Role Right-handed aggressive baseliner (two-handed backhand)
Relation(s) Kiyoshi Nishikori (father), Eri Nishikori (mother)
Kei Nishikori is a Japanese tennis player who is well-known for his brilliant shot-making from the baseline.
Nishikori is a path-breaker for his country in many ways, as he is the first male Japanese player to break into the top 40 of the ATP rankings and also the first to reach a Grand Slam final. His entertaining brand of tennis has made him a national icon in Japan, and also a fan favorite in other parts of the world.
Best finish at each of the four Grand Slams:
Australian Open: Quarterfinalist (2012, 2015, 2016)
French Open: Quarterfinalist (2015, 2017)
Wimbledon: Quarterfinalist (2018)
US Open: Runner-up (2014)
Highest Ranking: No. 4
Style of play
Nishikori takes the ball earlier than perhaps anyone other than Roger Federer. He is an attack-minded player who is equally comfortable off either wing and likes to hit flat drives that take time away from his opponents.
Nishikori imparts a fair amount of topspin on his forehand, but his backhand is much flatter. He also takes the return of serve very early, relying on his quickness and anticipation to get the ball back in play.
Nishikori doesn't approach the net too frequently, but is a capable volleyer.
Strengths and weaknesses
Nishikori's ability to hit on the rise and take time away from his opponents is widely considered to be his biggest strength. Despite being much shorter than many players in the top 20, Nishikori is able to generate tremendous pace off his groundstrokes that catch his opponents off-guard.
The Japanese has a consistently powerful forehand, but it is his backhand that is deemed to be his main weapon. His ability to hit the shot with a short backswing makes it highly unpredictable; many times it is difficult to guess whether he is going to go crosscourt with it or down the line.
Nishikori's return of serve is easily one of the best in the world. He can defuse the biggest serves of the tallest of players, and breaks all of his opponents frequently.
He is very quick around the court, using his footwork to both attack and defend with equal composure. He is also good with touch shots, using the backhand slice, drop shot and lob to good effect.
Nishikori's serve is his biggest liability, as he is unable to generate sufficient pace off it. He is also prone to making a few too many unforced errors, which often end up costing him.
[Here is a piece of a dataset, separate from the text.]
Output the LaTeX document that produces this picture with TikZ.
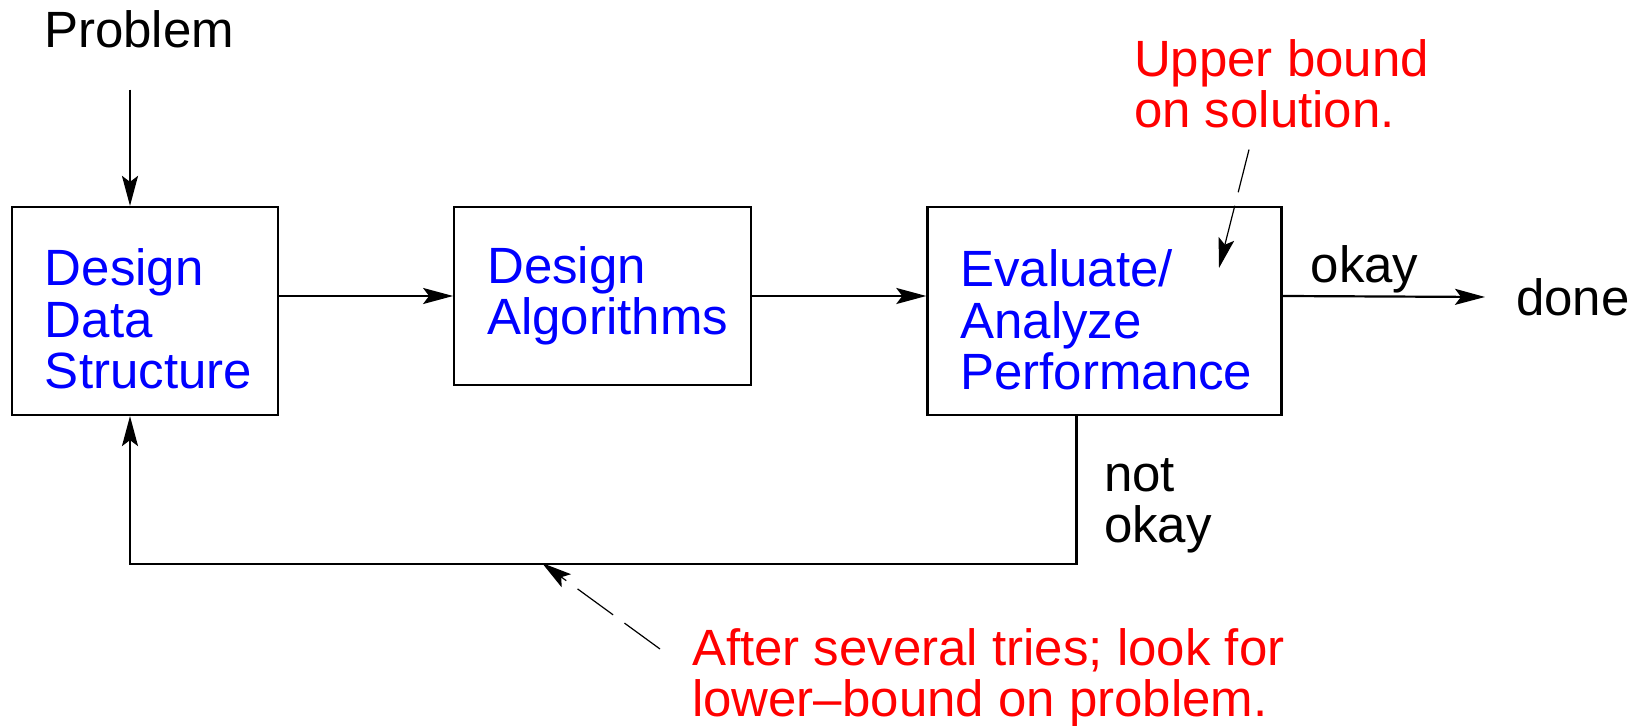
\documentclass[tikz,border=0pt]{standalone}
\usepackage{fontspec}
\setmainfont{Liberation Sans}
\usetikzlibrary{arrows.meta, positioning}
\newcommand{\figfont}{\fontsize{25.5pt}{25.75pt}\selectfont}

\begin{document}
\begin{tikzpicture}[x=0.5pt, y=-0.5pt, line width=1.1pt, node distance=87pt,
  >={Stealth[length=15pt, width=8pt, inset=3pt]},
  every node/.style={font=\figfont},
  stage/.style={draw, rectangle, align=left, text=blue, inner xsep=16.5pt, inner ysep=0pt, minimum height=104pt},
  note/.style={align=left, text=red, inner sep=0pt},
  hint/.style={->, line width=0.6pt, dash pattern=on 22pt off 7pt}]
\useasboundingbox (0,0) rectangle (1646,726);

% define the stages
  \node[stage, text width=100pt, text height=26.6pt] (dds) at (145,311) {Design\\Data\\Structure};
  \node[stage, text width=115.5pt, minimum height=89pt, below right=0pt and 87pt of dds.north east] (alg) {Design\\Algorithms};
  \node[stage, text width=144pt, text height=27.6pt, below right=0pt and 87pt of alg.north east] (eval) {Evaluate/\\Analyze\\Performance};

% labels and notes (base = last line)
  \node[inner sep=0pt, anchor=base west] (prob) at (43,48) {Problem};
  \node[anchor=west, inner xsep=15pt, inner ysep=0pt] (done) at (1485,297) {done};
  \node[align=left, inner sep=0pt, anchor=base west] (nok) at (1103,543) {not\\okay};
  \node[note, anchor=base west] (ub) at (1133,128) {Upper bound\\on solution.};
  \node[note, anchor=base west] (lb) at (691,717) {After several tries; look for\\lower--bound on problem.};

  \coordinate (dtop) at ([xshift=-7.5pt]dds.north);
  \coordinate (dbot) at ([xshift=-7.5pt]dds.south);
  \coordinate (ubtip) at (1219,268);
  \coordinate (lbtip) at (542,563);

% define the links
  \draw[->, shorten <=20pt] (prob.south -| dtop) -- (dtop);
  \draw[->] (dds.east |- alg.west) -- (alg.west);
  \draw[->] (alg.east) -- (alg.east -| eval.west);
  \draw[->] (eval.east |- alg.east) -- node[pos=0.405, anchor=base, yshift=7pt] (okl) {okay} (done.west);
  \draw[->] ([xshift=-14pt]eval.south) -- ++(0,-74pt) -| (dbot);

  \draw[hint] ([xshift=58pt, yshift=-10pt]ub.south west) -- (ubtip);
  \draw[hint] ([xshift=-15.5pt, yshift=34pt]lb.base west) -- (lbtip);
\end{tikzpicture}
\end{document}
Nishikori was born in Shimane, Japan, and his parents had starkly different careers. His father Kiyoshi is an engineer and mother Eri a piano teacher, but that didn't stop them from encouraging their son to focus on tennis.
Nishikori moved to Florida at the age of 14, to join Nick Bollettieri's academy. He rose up the ranks rapidly after that, and in 2008 Rafael Nadal predicted that the then 19-year-old would one day break into the top 5.
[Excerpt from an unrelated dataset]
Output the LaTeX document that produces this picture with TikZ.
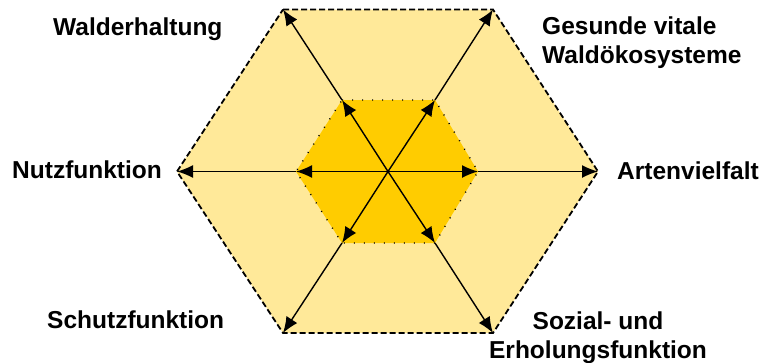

That prophecy came true, and today Nishikori is one of the best players in the world. He has been coached by Michael Chang since 2014, and regularly challenges for all the big titles - especially those on hardcourt, his favorite surface.
Nishikori's fitness has been something of a question mark over the years, as he's been known to break down with injury a little too frequently. But he keeps bouncing back from each setback with admirable perseverance, making him a great role model for youngsters everywhere - and particularly in Asia.